## Begin

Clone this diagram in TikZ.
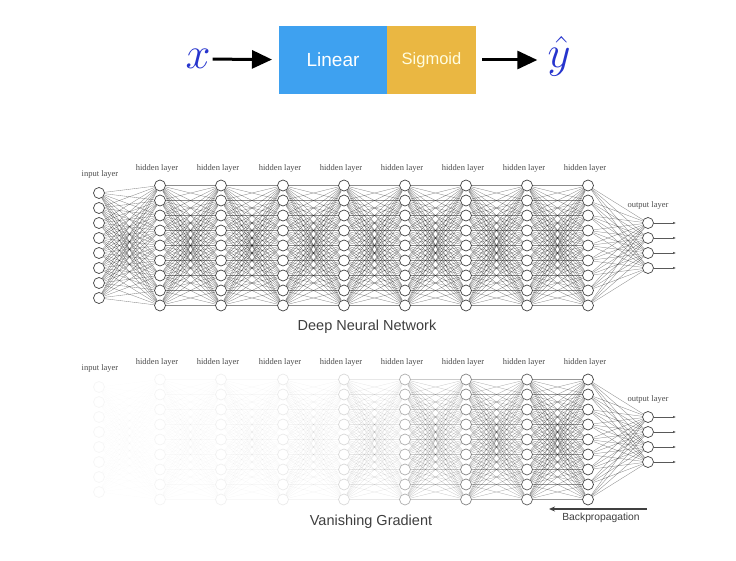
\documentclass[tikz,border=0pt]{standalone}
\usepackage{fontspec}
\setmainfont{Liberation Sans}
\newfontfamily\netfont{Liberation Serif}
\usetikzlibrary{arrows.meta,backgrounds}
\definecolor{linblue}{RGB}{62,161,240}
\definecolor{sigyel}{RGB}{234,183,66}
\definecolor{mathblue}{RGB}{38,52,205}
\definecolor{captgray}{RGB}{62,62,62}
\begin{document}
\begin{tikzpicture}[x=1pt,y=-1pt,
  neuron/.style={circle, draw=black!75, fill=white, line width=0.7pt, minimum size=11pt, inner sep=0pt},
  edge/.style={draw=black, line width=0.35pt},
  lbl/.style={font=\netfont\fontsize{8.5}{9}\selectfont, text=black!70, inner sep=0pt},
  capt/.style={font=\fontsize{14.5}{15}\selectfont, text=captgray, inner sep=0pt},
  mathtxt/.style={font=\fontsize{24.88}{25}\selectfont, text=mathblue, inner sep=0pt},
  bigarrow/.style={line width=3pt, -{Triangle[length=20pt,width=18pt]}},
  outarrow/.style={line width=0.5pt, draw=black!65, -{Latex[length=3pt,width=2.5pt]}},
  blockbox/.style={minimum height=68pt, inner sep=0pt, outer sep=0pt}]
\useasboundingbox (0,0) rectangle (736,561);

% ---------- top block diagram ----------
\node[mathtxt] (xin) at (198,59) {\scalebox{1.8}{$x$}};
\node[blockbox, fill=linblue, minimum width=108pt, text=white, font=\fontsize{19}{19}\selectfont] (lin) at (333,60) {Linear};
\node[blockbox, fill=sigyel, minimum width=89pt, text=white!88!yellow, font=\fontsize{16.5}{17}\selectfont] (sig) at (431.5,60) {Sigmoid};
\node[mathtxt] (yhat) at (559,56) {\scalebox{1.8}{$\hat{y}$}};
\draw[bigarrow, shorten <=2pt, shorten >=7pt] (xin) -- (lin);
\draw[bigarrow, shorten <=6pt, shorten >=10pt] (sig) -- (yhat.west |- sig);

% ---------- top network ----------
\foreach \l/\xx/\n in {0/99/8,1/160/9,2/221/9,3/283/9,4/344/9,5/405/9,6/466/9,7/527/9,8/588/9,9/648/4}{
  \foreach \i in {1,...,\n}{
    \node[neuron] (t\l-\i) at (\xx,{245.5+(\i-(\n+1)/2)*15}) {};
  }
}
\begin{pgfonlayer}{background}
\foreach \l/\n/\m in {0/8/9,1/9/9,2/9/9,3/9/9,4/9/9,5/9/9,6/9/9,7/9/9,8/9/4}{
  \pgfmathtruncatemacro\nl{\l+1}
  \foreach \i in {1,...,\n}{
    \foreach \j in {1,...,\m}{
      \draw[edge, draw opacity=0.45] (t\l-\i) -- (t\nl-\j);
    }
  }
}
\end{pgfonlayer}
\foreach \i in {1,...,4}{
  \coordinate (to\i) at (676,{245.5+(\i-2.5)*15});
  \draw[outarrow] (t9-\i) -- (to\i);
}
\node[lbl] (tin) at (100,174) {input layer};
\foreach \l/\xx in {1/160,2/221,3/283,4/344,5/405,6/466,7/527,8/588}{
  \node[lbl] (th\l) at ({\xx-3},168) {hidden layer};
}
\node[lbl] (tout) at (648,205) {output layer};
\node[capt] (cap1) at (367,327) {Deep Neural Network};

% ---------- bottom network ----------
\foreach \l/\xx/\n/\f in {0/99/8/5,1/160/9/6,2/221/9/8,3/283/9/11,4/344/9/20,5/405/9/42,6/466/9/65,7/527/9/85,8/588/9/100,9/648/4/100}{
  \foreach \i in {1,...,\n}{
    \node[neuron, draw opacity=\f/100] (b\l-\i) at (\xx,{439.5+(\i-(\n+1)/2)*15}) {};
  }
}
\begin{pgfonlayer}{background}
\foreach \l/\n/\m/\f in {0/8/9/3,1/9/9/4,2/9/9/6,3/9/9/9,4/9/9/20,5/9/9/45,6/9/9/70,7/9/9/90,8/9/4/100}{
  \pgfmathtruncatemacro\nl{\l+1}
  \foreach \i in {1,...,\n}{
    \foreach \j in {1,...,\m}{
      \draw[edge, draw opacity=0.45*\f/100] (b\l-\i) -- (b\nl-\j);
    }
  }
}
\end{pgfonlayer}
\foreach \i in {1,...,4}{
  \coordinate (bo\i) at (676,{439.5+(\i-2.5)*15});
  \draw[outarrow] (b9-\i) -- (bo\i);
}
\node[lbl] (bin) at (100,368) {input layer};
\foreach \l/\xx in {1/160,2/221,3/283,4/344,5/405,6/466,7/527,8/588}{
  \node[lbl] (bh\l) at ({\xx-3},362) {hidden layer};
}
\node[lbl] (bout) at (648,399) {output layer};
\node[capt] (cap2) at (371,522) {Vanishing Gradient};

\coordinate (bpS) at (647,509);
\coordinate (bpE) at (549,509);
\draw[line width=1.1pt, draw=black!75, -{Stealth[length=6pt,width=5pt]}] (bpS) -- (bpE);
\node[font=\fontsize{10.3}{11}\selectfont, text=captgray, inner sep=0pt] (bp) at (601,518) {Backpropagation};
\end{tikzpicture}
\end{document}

## End

What this task involves
Collect each line holding the string "diagram".

Problem solution
Clone this diagram in TikZ.
% ---------- top block diagram ----------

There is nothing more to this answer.